We have had many nice things said about the BULLETINS, and everyone seems pleased that the present plan of bringing out the BULLETIN with its old-time rue Raynouard flavor has been adopted. It takes considerable time and effort to get out this BULLETIN, as small as it is, and the Committee must have the co-operation of every former Field Service man.
It is impossible for us to get in touch with each Field Service man personally to get contributions for the BULLETIN ---and yet that is what we must have to make the BULLETIN a thing of interest. If each man would make it a point to send in a poem, or short article, we'll see that the BULLETIN does what it is supposed to do.
Unless you want a BULLETIN with nothing but blank memorandum pages, send in a contribution today. If you don't yearn for fame, we'll keep your name dark, or if you prefer, you can have it in heavy caps.

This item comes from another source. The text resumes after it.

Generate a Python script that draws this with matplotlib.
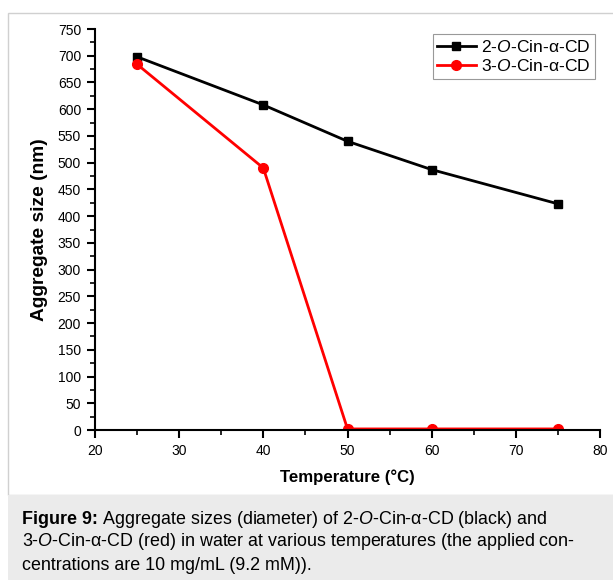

One other thing, which, like Death, Taxes and the Poor, is with us always is the question of ducats, euphemistically called dues. According to the Constitution adopted last spring, the BULLETIN can only be sent to those who are paid up members. (It is $5.00 a year, you remember, $2.00 for the local branch and $3.00 for the central Association.) One or more notices have been sent to everyone, with the exception of some fellows in the Middle West where branches are being organized. The general tenor of the notice was an ultimatum that if you didn't PAY UP, you would no longer receive the BULLETIN. This time it is true! Due to the cost of getting it out, the BULLETIN must be limited to paid-up members. How about a check for five?